Since the hitlisted_date and the combination will be used frequently, you want a composite index on the two columns with hitlisted_date first:
CREATE INDEX i1_hitlist ON hitlist(hitlisted_date, deleted_date);
This index can (and will) be used for queries with a suitable condition on hitlisted_date on its own, or for the two dates.
You may find it beneficial to have a second index on just deleted_date:
CREATE INDEX i2_hitlist ON hitlist(deleted_date);
This can be used for searches on just deleted_date. If you sometimes do searches on a single deleted date and a range of hitlisted dates, then you might find it better to use a compound index that's the reverse of i1_hitlist:
CREATE INDEX i2_hitlist ON hitlist(deleted_date, hitlisted_date);
It's unlikely to be a help, but the only way to be sure is to try it and see. It depends on your query patterns, and the actual conditions your queries use.

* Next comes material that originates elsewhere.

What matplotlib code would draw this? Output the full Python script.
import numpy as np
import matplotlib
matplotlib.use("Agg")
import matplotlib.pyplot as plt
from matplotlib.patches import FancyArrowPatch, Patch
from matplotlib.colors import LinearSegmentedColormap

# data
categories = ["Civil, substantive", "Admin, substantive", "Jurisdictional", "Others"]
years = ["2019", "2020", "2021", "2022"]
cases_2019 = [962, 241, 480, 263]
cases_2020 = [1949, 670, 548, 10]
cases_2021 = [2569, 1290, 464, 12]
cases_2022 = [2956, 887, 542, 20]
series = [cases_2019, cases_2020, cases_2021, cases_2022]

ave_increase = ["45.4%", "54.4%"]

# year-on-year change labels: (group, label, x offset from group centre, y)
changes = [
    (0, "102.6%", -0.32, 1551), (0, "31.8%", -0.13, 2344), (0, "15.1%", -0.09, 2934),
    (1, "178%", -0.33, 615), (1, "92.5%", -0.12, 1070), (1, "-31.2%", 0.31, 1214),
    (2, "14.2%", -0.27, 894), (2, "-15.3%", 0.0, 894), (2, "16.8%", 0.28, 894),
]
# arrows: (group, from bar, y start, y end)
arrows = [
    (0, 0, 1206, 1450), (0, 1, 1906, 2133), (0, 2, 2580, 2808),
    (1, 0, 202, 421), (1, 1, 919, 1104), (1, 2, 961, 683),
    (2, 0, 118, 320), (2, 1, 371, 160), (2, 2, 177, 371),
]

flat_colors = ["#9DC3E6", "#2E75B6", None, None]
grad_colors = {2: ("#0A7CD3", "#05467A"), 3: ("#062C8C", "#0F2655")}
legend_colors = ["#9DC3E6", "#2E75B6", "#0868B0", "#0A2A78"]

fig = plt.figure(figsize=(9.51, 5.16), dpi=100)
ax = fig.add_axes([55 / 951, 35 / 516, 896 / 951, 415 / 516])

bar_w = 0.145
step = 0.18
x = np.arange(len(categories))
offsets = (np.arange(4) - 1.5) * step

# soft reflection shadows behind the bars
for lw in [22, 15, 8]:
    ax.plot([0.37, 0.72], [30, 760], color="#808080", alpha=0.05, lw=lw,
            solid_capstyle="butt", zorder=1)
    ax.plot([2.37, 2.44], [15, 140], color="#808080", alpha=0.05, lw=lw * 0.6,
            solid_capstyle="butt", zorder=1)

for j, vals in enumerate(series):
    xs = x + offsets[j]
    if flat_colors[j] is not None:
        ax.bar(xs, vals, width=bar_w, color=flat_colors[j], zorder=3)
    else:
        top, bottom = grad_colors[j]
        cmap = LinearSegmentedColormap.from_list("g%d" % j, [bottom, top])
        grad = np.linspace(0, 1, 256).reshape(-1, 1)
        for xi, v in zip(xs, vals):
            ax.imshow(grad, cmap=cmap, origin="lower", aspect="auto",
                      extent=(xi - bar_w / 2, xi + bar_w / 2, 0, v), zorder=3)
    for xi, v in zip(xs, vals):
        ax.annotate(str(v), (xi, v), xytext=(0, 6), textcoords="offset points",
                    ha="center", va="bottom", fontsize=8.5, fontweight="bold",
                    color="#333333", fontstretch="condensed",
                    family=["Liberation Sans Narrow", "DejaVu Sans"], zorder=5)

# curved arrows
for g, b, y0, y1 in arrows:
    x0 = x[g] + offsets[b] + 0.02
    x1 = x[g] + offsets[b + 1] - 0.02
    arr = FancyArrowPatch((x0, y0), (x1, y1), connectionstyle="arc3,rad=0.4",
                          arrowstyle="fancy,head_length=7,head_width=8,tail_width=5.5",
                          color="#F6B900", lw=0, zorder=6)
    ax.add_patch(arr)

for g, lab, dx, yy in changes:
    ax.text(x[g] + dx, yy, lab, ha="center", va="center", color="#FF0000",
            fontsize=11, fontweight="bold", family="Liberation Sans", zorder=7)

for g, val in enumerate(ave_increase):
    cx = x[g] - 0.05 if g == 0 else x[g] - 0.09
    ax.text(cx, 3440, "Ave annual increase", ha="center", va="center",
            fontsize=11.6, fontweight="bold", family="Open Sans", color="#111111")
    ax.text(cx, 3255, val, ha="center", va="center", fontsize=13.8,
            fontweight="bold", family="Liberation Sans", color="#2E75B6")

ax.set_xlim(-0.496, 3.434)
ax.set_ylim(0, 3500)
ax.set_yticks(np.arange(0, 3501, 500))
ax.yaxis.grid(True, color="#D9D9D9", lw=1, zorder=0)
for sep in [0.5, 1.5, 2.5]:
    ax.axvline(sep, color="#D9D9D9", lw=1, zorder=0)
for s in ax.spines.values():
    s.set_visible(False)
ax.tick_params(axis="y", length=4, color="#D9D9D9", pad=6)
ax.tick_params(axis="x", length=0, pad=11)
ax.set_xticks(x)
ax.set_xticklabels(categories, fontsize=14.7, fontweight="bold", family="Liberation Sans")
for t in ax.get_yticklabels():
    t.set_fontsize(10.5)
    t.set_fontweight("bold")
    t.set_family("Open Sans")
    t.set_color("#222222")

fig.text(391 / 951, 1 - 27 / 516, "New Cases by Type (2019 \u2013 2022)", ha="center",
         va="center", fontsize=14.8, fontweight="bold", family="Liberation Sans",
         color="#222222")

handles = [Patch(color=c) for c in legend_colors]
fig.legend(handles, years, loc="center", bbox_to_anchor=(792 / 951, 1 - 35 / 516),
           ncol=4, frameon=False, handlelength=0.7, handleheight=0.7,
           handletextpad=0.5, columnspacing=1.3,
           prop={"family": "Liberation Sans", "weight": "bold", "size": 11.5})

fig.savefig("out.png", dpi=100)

There's no real virtue in an index on just hitlisted_date; it just gets in the way of the optimizer (because it has to look at two indexes and decide which is better, and because there is more work to do as rows are inserted, updated and deleted). It is unlikely that the hitlisted date could be a unique index. If it could, then there'd be a separate reason for keeping the single-column index as well as the duplicates index. (See also Is an index on (A,B) redundant if there is an index on (A, B, C).)
After you change indexes, make sure the statistics are up to date (more or less automatic these days, but it used to be important), and then run queries with SET EXPLAIN on to check that the indexes are being used (and which indexes are being used).